Henri Nouwen writes that he found it very important in his own life to try to let go of his wishes and instead live in hope. He discovered that when he let go of his sometimes petty and superficial wishes and trust that his life was precious and meaningful in the eyes of God, something new, something beyond his own expectations, began to happen in him. To wait with openness and trust is an enormously radical attitude toward life. It is choosing to hope that something is happening for us that is far beyond our own imaginings. It is giving up control over our future and letting God define our life. It is living with the conviction that God molds us in love, holds us in tenderness, and moves us away from the sources of our fear. Our spiritual life is a life in which we wait, actively present to the moment, expecting that new things will happen to us that are far beyond our imagination or prediction. This is a very radical stance toward life in a world preoccupied with control. The newness and oneness we seek are found in the depths of our souls—a soul waiting and longing for the Lord.

“The Spirit scrutinizes everything, even the depths of God” 1 Corinthians 2:10

Thomas Aquinas once defined the Holy Spirit as “the love between the Father and the Son.” Fr. Ron Rolheiser writes that this definition is valuable, though more theologically than spiritually and pastorally. In terms of appropriating the Holy Spirit more personally, the biblical definition of the Holy Spirit is more described than defined. There are various ways, all of them rich, in which the Spirit is described in scripture.

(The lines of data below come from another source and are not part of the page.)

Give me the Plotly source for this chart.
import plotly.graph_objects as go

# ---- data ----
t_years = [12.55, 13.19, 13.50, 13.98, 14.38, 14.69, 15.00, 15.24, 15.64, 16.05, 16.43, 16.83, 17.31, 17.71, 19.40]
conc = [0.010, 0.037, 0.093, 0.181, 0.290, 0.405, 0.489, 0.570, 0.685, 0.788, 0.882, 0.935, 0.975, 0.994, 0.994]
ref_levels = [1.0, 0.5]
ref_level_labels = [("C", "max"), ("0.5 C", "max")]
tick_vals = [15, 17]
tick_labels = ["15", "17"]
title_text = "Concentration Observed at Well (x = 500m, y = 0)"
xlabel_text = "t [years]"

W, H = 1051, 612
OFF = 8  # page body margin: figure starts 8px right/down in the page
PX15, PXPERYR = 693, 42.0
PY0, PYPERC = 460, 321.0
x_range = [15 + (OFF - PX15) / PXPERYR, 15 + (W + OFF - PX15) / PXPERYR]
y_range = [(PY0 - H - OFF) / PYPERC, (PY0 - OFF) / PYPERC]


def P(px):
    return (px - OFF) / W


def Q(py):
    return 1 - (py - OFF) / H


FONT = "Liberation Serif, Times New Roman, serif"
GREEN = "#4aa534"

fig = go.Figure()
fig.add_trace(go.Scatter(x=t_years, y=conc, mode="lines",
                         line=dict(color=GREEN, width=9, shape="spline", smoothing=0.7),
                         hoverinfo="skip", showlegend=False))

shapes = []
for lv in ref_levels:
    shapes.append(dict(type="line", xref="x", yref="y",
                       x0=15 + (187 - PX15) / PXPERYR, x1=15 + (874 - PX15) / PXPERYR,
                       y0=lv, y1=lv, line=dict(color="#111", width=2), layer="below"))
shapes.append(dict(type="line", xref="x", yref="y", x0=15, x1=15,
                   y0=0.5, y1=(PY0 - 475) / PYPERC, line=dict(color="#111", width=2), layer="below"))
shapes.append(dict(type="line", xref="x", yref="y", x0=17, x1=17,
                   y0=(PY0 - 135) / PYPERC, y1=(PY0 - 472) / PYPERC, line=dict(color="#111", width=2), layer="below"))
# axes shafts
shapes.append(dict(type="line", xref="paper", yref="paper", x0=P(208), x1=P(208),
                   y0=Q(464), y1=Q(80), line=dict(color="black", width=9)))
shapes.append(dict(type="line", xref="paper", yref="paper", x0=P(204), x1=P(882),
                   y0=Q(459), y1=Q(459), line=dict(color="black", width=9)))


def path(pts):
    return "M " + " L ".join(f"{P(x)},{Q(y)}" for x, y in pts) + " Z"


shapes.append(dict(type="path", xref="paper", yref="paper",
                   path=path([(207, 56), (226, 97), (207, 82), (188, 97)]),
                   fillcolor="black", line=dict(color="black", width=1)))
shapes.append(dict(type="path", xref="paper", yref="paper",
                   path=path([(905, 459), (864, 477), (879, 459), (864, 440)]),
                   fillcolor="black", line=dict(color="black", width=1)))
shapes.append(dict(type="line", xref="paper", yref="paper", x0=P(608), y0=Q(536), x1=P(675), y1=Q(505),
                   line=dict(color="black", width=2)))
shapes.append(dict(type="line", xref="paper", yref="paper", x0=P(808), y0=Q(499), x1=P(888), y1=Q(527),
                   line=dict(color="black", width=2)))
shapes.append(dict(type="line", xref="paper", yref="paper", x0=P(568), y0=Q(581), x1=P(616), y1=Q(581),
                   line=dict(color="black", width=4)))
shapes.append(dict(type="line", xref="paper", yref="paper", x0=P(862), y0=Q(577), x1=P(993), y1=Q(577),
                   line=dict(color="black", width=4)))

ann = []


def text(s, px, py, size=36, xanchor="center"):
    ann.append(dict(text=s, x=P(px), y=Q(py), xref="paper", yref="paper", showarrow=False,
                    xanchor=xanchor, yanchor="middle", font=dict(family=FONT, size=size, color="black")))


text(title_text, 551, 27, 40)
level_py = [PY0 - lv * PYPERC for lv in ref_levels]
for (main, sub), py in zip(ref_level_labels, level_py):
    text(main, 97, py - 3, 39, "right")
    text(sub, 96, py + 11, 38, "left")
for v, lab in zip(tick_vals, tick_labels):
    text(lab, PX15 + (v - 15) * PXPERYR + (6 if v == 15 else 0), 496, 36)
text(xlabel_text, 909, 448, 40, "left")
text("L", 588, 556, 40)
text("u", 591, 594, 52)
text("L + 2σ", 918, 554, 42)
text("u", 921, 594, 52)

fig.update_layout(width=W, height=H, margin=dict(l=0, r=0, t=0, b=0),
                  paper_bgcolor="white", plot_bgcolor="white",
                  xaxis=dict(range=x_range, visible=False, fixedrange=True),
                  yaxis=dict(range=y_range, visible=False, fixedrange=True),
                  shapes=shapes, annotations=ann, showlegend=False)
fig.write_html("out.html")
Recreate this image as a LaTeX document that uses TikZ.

For example, St. Paul, in his letter to the Galatians, tells us that there are two kinds of spirit: the spirit of the sarx (a spirit that opposes God) and the spirit of God, the Holy Spirit. The former is the spirit of envy, anger, gossip, factionalism, idolatry, impurity, self-centeredness, and bitterness. Conversely, there is the Holy Spirit, the spirit of charity, joy, peace, patience, goodness, long-suffering, mildness, faith, fidelity, and chastity. In terms of personal renewal, one of the things we might do is to stop deluding ourselves about what spirit we often live within. Suppose my life habitually contains more envy than admiration, anger than joy, gossip than praise, factionalism than community, impurity than chastity, and impatience than perseverance. In that case, I am not living in the Holy Spirit, irrespective of whatever religious or liturgical activities I am involved in and might feel good about. But that is the Holy Spirit at one level. John, in his Gospel, describes the Holy Spirit as a paraclete, an advocate, a lawyer for the poor. John tells us that the crucifixion of Jesus will set free the paraclete and that it will convict the world of its wrongness in crucifying an innocent person, Jesus. Among other things, then, the Holy Spirit in John is the defender of the accused, of the victim, of the scapegoat, of anyone whom society deems expendable for the sake of the culture. To live in the Holy Spirit, therefore, is to be an advocate, a lawyer, for the poor, and for those who are being victimized and scapegoated by the culture. Living in the Holy Spirit is not just a state of being, but a transformative journey. It is the person and the principle both of private renewal and of social justice. By living in the Holy Spirit, we are not only filled with selflessness and joy, but we also become advocates for the poor, bringing hope and justice to those in need.